Goal
From the listing below, output the lines between the one with "Reproduce this chart with matplotlib." and the one with "ax = fig.add_axes([0.1356, 0.1246, 0.815, 0.85])", including those two, and nothing else. Pictures are not copied.

Supplied data
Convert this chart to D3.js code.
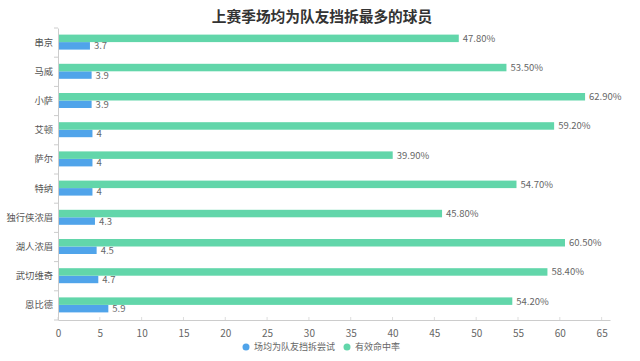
<!DOCTYPE html>
<html><head><meta charset="utf-8">
<script src="https://cdn.jsdelivr.net/npm/d3@7"></script>
<style>body{margin:0;background:#fff;} text{font-family:"Noto Sans CJK SC","Noto Sans",sans-serif;}</style>
</head><body><svg id="c" width="640" height="361"></svg>
<script>
const title = "上赛季场均为队友挡拆最多的球员";
const categories = ["串京","马威","小萨","艾顿","萨尔","特纳","独行侠浓眉","湖人浓眉","武切维奇","恩比德"];
const attempts = [3.7,3.9,3.9,4,4,4,4.3,4.5,4.7,5.9];
const efficiency = [47.8,53.5,62.9,59.2,39.9,54.7,45.8,60.5,58.4,54.2];
const seriesNames = ["场均为队友挡拆尝试","有效命中率"];
const xTicks = [0,5,10,15,20,25,30,35,40,45,50,55,60,65];
const colors = ["#50a4ea","#62d6aa"];

const svg = d3.select("#c");
const m = {l:58, r:30, t:28, b:41};
const W = 640, H = 361;
const x = d3.scaleLinear().domain([0,66]).range([m.l, W-m.r]);
const y = d3.scaleBand().domain(categories).range([m.t, H-m.b]);
const inner = d3.scaleBand().domain([1,0]).range([y.bandwidth()/2-8, y.bandwidth()/2+7]).paddingInner(0);

svg.append("text").attr("x",322).attr("y",22).attr("text-anchor","middle")
  .attr("font-size",14.7).attr("font-weight","bold").attr("fill","#333").text(title);

// x axis
const xa = svg.append("g").attr("transform",`translate(0,${H-m.b})`)
  .call(d3.axisBottom(x).tickValues(xTicks).tickSize(0).tickPadding(10));
xa.select(".domain").attr("stroke","#ccc");
xa.selectAll("text").attr("fill","#666").attr("font-size",10);
svg.append("g").selectAll("line").data(xTicks).join("line")
  .attr("x1",d=>x(d)).attr("x2",d=>x(d)).attr("y1",H-m.b).attr("y2",H-m.b-3).attr("stroke","#ddd");

// y axis
const ya = svg.append("g").attr("transform",`translate(${m.l},0)`)
  .call(d3.axisLeft(y).tickSize(0).tickPadding(5));
ya.select(".domain").attr("stroke","#ccc");
ya.selectAll("text").attr("fill","#555").attr("font-size",9.3);
svg.append("g").selectAll("line").data(d3.range(categories.length+1)).join("line")
  .attr("x1",m.l-4).attr("x2",m.l).attr("y1",i=>m.t+i*y.step()).attr("y2",i=>m.t+i*y.step()).attr("stroke","#ccc");

const series = [attempts, efficiency];
series.forEach((vals,si)=>{
  const g = svg.append("g");
  g.selectAll("rect").data(vals).join("rect")
    .attr("x",x(0)+1).attr("y",(d,i)=>y(categories[i])+inner(si))
    .attr("width",d=>x(d)-x(0)).attr("height",inner.bandwidth())
    .attr("fill",colors[si]);
  g.selectAll("text").data(vals).join("text")
    .attr("x",d=>x(d)+5).attr("y",(d,i)=>y(categories[i])+inner(si)+inner.bandwidth()/2+3.5)
    .attr("font-size",9.5).attr("fill","#666")
    .text(d=> si===0 ? String(d) : d.toFixed(2)+"%");
});

// legend
const leg = svg.append("g").attr("transform","translate(0,347)");
const items = [{x:246},{x:347}];
items.forEach((it,i)=>{
  leg.append("circle").attr("cx",it.x).attr("cy",0).attr("r",3.5).attr("fill",colors[i]);
  leg.append("text").attr("x",it.x+8).attr("y",3.2).attr("font-size",9).attr("fill","#666").text(seriesNames[i]);
});
</script></body></html>
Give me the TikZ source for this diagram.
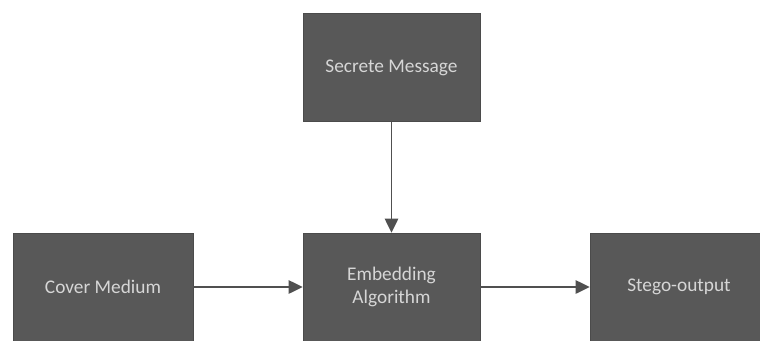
\documentclass[tikz,border=0pt]{standalone}
\usepackage{fontspec}
\setmainfont{Carlito}
\usetikzlibrary{arrows.meta}
\definecolor{boxgray}{HTML}{585858}
\definecolor{textgray}{HTML}{D6D6D6}
\definecolor{linegray}{HTML}{505050}
\tikzset{
    block/.style={rectangle, fill=boxgray, draw=boxgray!85!black, text=textgray,
        minimum width=132.75pt, minimum height=81pt, inner sep=0pt, align=center,
        font=\fontsize{14.5}{17}\selectfont},
    flow/.style={draw=linegray, line width=1.1pt, -{Triangle[length=10.5pt, width=10pt]}}
}
\begin{document}
\begin{tikzpicture}[x=0.75pt, y=-0.75pt]
    \useasboundingbox (0,0) rectangle (760,340);
    \clip (0,0) rectangle (760,340);
    \node[block] (secret) at (391.5,67.5) {Secrete Message};
    \node[block, minimum width=135pt] (cover) at (103,287) {Cover Medium};
    \node[block] (embed) at (391.5,287) {Embedding\\Algorithm};
    \node[block, minimum width=133.5pt] (stego) at (679,287) {Stego-output};
    \path (secret) edge[flow] (embed);
    \path (cover) edge[flow] (embed);
    \path (embed) edge[flow] (stego);
\end{tikzpicture}
\end{document}
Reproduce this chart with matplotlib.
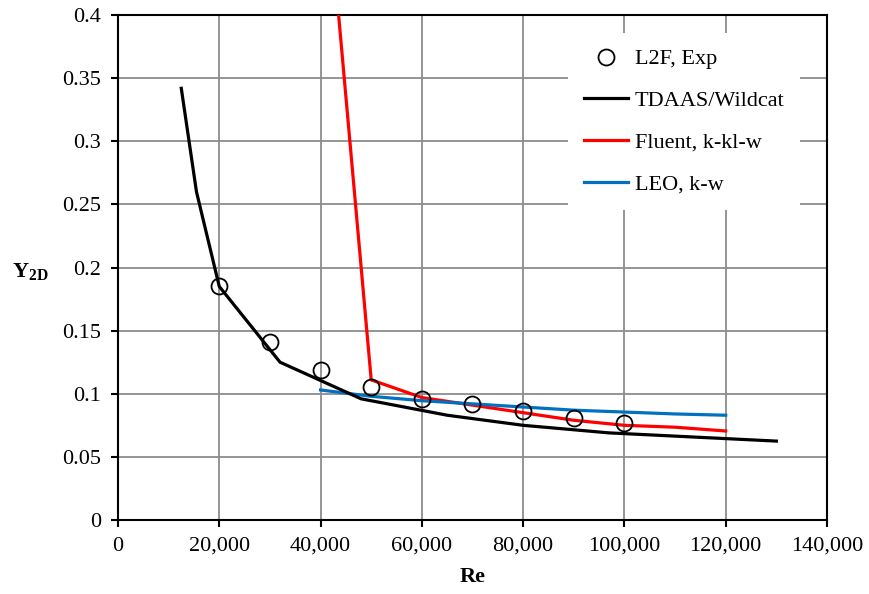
import matplotlib
matplotlib.use('Agg')
import matplotlib.pyplot as plt
from matplotlib.ticker import FuncFormatter, MultipleLocator

# Donnees
re_exp = [20000, 30000, 40000, 50000, 60000, 70000, 80000, 90000, 100000]
y_exp = [0.185, 0.141, 0.119, 0.105, 0.096, 0.092, 0.086, 0.081, 0.077]

re_tdaas = [12500, 15500, 20000, 32000, 48000, 65000, 80000, 97000, 130000]
y_tdaas = [0.342, 0.260, 0.185, 0.125, 0.096, 0.083, 0.075, 0.069, 0.0625]

re_fluent = [40000, 50000, 60000, 70000, 80000, 90000, 100000, 110000, 120000]
y_fluent = [0.56, 0.111, 0.097, 0.091, 0.085, 0.079, 0.075, 0.0735, 0.0705]

re_leo = [40000, 50000, 60000, 70000, 80000, 90000, 100000, 110000, 120000]
y_leo = [0.103, 0.098, 0.0945, 0.092, 0.0895, 0.087, 0.0855, 0.084, 0.083]

plt.rcParams['font.family'] = ['Liberation Serif', 'DejaVu Serif']
plt.rcParams['mathtext.fontset'] = 'custom'
plt.rcParams['mathtext.rm'] = 'Liberation Serif'
plt.rcParams['mathtext.bf'] = 'Liberation Serif:bold'

fig = plt.figure(figsize=(8.7, 5.94), dpi=100)
ax = fig.add_axes([0.1356, 0.1246, 0.815, 0.85])

ax.plot(re_exp, y_exp, 'o', ms=11.5, mfc='none', mec='black', mew=1.3,
        label='L2F, Exp', zorder=5)
ax.plot(re_tdaas, y_tdaas, color='black', lw=2.3, label='TDAAS/Wildcat', zorder=4)
ax.plot(re_fluent, y_fluent, color='#ff0000', lw=2.3, label='Fluent, k-kl-w', zorder=3)
ax.plot(re_leo, y_leo, color='#0070c0', lw=2.3, label='LEO, k-w', zorder=3)

ax.set_xlim(0, 140000)
ax.set_ylim(0, 0.4)
ax.xaxis.set_major_locator(MultipleLocator(20000))
ax.yaxis.set_major_locator(MultipleLocator(0.05))
ax.xaxis.set_major_formatter(FuncFormatter(lambda v, p: f'{int(v):,}'))
ax.yaxis.set_major_formatter(FuncFormatter(lambda v, p: '0' if v == 0 else f'{v:g}'))

ax.grid(True, color='#8c8c8c', lw=1.3)
ax.set_axisbelow(True)
for s in ax.spines.values():
    s.set_linewidth(1.5)
ax.tick_params(direction='out', length=5, width=1.5, labelsize=16, pad=7)

ax.set_xlabel('Re', fontsize=16, fontweight='bold', labelpad=8)
ax.set_ylabel(r'$\mathbf{Y}_{\mathbf{2D}}$', fontsize=16, rotation=0, va='center', ha='center')
ax.yaxis.set_label_coords(-0.124, 0.491)

leg = ax.legend(loc='upper right', bbox_to_anchor=(0.962, 0.964), borderaxespad=0,
                fontsize=16, frameon=True, fancybox=False, edgecolor='white',
                framealpha=1, handlelength=2.0, handletextpad=0.3,
                labelspacing=0.95, borderpad=0.7)
leg.get_frame().set_linewidth(0)

fig.savefig('out.png', dpi=100)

Completed task
Reproduce this chart with matplotlib.
import matplotlib
matplotlib.use('Agg')
import matplotlib.pyplot as plt
from matplotlib.ticker import FuncFormatter, MultipleLocator

# Donnees
re_exp = [20000, 30000, 40000, 50000, 60000, 70000, 80000, 90000, 100000]
y_exp = [0.185, 0.141, 0.119, 0.105, 0.096, 0.092, 0.086, 0.081, 0.077]

re_tdaas = [12500, 15500, 20000, 32000, 48000, 65000, 80000, 97000, 130000]
y_tdaas = [0.342, 0.260, 0.185, 0.125, 0.096, 0.083, 0.075, 0.069, 0.0625]

re_fluent = [40000, 50000, 60000, 70000, 80000, 90000, 100000, 110000, 120000]
y_fluent = [0.56, 0.111, 0.097, 0.091, 0.085, 0.079, 0.075, 0.0735, 0.0705]

re_leo = [40000, 50000, 60000, 70000, 80000, 90000, 100000, 110000, 120000]
y_leo = [0.103, 0.098, 0.0945, 0.092, 0.0895, 0.087, 0.0855, 0.084, 0.083]

plt.rcParams['font.family'] = ['Liberation Serif', 'DejaVu Serif']
plt.rcParams['mathtext.fontset'] = 'custom'
plt.rcParams['mathtext.rm'] = 'Liberation Serif'
plt.rcParams['mathtext.bf'] = 'Liberation Serif:bold'

fig = plt.figure(figsize=(8.7, 5.94), dpi=100)
ax = fig.add_axes([0.1356, 0.1246, 0.815, 0.85])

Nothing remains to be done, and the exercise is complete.